Task prompt:
Copy out, exactly and without additions, the lines from the one that contains "The picture is" to the one that contains "C300,650 520,560 780,560", both ends included.

Data segment:
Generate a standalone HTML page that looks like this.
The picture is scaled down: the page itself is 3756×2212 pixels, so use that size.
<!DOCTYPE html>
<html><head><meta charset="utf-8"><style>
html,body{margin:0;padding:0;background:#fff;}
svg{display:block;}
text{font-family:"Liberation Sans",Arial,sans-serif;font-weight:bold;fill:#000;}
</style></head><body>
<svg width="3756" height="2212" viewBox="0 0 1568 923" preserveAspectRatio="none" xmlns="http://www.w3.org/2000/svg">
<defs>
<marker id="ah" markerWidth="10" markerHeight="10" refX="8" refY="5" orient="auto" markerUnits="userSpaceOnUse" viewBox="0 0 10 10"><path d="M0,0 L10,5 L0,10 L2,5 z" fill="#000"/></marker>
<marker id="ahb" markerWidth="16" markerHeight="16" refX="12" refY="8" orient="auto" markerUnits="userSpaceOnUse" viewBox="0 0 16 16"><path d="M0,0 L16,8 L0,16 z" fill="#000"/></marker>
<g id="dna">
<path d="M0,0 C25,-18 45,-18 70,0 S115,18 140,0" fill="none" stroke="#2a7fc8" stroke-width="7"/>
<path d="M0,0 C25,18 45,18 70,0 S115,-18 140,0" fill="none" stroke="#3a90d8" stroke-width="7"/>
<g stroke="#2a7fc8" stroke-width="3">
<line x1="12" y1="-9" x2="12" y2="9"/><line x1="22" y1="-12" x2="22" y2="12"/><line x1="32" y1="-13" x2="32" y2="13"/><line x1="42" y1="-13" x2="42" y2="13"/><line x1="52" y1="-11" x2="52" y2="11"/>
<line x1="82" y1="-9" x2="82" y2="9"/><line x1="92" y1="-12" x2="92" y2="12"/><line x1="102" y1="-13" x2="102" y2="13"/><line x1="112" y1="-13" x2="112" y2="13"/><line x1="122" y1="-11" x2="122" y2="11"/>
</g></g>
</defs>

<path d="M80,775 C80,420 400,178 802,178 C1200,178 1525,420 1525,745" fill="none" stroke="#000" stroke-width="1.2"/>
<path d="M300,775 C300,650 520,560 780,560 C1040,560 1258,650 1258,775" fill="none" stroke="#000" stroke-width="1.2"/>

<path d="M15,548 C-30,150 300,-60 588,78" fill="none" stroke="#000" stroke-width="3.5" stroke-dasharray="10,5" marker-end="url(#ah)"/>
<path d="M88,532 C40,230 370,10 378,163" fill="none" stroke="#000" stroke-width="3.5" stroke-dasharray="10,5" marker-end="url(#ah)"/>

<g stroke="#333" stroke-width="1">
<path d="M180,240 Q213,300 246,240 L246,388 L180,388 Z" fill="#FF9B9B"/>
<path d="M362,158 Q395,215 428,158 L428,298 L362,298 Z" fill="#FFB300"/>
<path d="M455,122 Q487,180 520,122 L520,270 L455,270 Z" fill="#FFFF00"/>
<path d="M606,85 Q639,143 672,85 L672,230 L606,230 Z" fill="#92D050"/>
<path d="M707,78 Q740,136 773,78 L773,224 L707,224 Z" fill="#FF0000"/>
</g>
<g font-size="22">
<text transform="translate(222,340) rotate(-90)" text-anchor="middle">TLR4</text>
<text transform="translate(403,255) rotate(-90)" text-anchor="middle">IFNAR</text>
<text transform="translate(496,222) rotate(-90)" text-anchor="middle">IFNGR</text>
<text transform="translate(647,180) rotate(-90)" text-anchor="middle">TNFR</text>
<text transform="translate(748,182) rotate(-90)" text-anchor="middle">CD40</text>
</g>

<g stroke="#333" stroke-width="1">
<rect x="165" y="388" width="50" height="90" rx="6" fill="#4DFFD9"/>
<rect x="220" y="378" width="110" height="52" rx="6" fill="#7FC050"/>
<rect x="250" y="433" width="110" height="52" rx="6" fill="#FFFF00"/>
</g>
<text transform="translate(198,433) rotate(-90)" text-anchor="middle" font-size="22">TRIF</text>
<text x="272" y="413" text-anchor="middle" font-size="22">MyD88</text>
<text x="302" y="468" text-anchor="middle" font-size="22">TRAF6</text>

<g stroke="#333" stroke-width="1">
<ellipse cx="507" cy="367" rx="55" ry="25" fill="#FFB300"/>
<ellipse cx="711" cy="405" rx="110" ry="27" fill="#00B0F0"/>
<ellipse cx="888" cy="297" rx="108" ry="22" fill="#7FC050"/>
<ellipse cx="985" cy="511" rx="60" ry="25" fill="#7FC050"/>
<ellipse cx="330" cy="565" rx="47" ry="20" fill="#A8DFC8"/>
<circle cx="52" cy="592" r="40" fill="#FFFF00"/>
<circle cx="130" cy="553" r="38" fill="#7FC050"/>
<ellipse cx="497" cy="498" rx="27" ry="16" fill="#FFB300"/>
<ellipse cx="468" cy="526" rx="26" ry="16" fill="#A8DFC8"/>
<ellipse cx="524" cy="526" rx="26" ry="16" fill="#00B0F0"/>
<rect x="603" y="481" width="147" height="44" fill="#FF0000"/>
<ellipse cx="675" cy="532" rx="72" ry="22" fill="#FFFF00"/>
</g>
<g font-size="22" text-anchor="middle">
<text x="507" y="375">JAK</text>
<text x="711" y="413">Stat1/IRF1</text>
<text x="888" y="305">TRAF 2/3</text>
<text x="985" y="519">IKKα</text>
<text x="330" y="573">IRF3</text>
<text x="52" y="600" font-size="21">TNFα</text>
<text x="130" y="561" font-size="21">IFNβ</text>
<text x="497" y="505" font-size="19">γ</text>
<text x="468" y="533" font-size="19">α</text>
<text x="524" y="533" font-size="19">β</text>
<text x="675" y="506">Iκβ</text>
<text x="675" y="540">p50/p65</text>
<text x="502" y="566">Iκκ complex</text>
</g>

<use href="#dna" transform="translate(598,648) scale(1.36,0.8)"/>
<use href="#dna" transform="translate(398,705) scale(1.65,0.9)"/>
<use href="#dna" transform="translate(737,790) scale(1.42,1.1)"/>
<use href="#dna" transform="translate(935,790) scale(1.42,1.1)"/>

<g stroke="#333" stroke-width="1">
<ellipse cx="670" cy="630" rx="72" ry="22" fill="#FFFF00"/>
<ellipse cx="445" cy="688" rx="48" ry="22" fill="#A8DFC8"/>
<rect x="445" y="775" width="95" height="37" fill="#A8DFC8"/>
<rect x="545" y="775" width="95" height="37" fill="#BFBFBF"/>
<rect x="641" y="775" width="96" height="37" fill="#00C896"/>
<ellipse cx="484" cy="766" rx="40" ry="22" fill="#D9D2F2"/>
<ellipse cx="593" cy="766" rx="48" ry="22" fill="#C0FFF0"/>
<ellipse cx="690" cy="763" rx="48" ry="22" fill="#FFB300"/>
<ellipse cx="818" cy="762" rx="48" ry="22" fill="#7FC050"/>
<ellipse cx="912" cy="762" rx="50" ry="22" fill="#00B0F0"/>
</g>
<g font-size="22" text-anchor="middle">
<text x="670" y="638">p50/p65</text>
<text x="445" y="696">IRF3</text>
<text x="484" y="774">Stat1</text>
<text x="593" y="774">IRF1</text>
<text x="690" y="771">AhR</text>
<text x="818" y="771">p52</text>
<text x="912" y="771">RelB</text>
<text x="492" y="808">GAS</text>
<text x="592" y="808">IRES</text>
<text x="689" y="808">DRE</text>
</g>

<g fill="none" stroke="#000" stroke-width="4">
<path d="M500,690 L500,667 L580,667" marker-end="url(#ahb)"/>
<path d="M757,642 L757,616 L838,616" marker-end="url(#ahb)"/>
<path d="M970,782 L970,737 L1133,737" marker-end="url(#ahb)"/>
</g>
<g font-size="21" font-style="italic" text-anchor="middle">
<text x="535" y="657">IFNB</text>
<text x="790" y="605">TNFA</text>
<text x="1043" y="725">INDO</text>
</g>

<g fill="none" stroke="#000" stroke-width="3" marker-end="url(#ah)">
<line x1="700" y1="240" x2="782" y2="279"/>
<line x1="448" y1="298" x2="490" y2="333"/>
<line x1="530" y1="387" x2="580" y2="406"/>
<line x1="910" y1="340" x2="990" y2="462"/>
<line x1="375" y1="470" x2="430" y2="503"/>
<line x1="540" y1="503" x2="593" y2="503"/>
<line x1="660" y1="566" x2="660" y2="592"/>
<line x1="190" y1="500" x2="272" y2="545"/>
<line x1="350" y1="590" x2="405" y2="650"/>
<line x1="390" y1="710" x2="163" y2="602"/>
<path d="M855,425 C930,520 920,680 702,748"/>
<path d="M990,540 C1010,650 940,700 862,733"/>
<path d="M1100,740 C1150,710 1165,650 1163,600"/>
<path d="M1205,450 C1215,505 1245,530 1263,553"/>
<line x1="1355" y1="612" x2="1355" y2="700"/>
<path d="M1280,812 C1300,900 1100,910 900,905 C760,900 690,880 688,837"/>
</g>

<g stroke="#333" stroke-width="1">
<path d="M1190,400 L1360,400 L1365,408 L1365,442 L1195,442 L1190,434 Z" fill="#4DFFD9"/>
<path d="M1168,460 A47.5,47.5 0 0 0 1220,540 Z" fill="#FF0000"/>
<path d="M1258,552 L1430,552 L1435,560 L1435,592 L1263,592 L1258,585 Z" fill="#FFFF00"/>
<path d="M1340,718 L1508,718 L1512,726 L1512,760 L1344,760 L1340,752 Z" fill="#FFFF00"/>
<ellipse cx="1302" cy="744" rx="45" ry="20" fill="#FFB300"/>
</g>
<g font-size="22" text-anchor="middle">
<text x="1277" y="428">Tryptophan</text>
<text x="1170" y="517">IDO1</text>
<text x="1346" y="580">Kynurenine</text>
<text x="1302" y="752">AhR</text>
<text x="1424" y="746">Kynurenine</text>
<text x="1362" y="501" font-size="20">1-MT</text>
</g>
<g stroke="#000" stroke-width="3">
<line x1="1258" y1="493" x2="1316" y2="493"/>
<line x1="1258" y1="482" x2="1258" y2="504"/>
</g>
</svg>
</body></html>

Result:
The picture is scaled down: the page itself is 3756×2212 pixels, so use that size.
<!DOCTYPE html>
<html><head><meta charset="utf-8"><style>
html,body{margin:0;padding:0;background:#fff;}
svg{display:block;}
text{font-family:"Liberation Sans",Arial,sans-serif;font-weight:bold;fill:#000;}
</style></head><body>
<svg width="3756" height="2212" viewBox="0 0 1568 923" preserveAspectRatio="none" xmlns="http://www.w3.org/2000/svg">
<defs>
<marker id="ah" markerWidth="10" markerHeight="10" refX="8" refY="5" orient="auto" markerUnits="userSpaceOnUse" viewBox="0 0 10 10"><path d="M0,0 L10,5 L0,10 L2,5 z" fill="#000"/></marker>
<marker id="ahb" markerWidth="16" markerHeight="16" refX="12" refY="8" orient="auto" markerUnits="userSpaceOnUse" viewBox="0 0 16 16"><path d="M0,0 L16,8 L0,16 z" fill="#000"/></marker>
<g id="dna">
<path d="M0,0 C25,-18 45,-18 70,0 S115,18 140,0" fill="none" stroke="#2a7fc8" stroke-width="7"/>
<path d="M0,0 C25,18 45,18 70,0 S115,-18 140,0" fill="none" stroke="#3a90d8" stroke-width="7"/>
<g stroke="#2a7fc8" stroke-width="3">
<line x1="12" y1="-9" x2="12" y2="9"/><line x1="22" y1="-12" x2="22" y2="12"/><line x1="32" y1="-13" x2="32" y2="13"/><line x1="42" y1="-13" x2="42" y2="13"/><line x1="52" y1="-11" x2="52" y2="11"/>
<line x1="82" y1="-9" x2="82" y2="9"/><line x1="92" y1="-12" x2="92" y2="12"/><line x1="102" y1="-13" x2="102" y2="13"/><line x1="112" y1="-13" x2="112" y2="13"/><line x1="122" y1="-11" x2="122" y2="11"/>
</g></g>
</defs>

<path d="M80,775 C80,420 400,178 802,178 C1200,178 1525,420 1525,745" fill="none" stroke="#000" stroke-width="1.2"/>
<path d="M300,775 C300,650 520,560 780,560 C1040,560 1258,650 1258,775" fill="none" stroke="#000" stroke-width="1.2"/>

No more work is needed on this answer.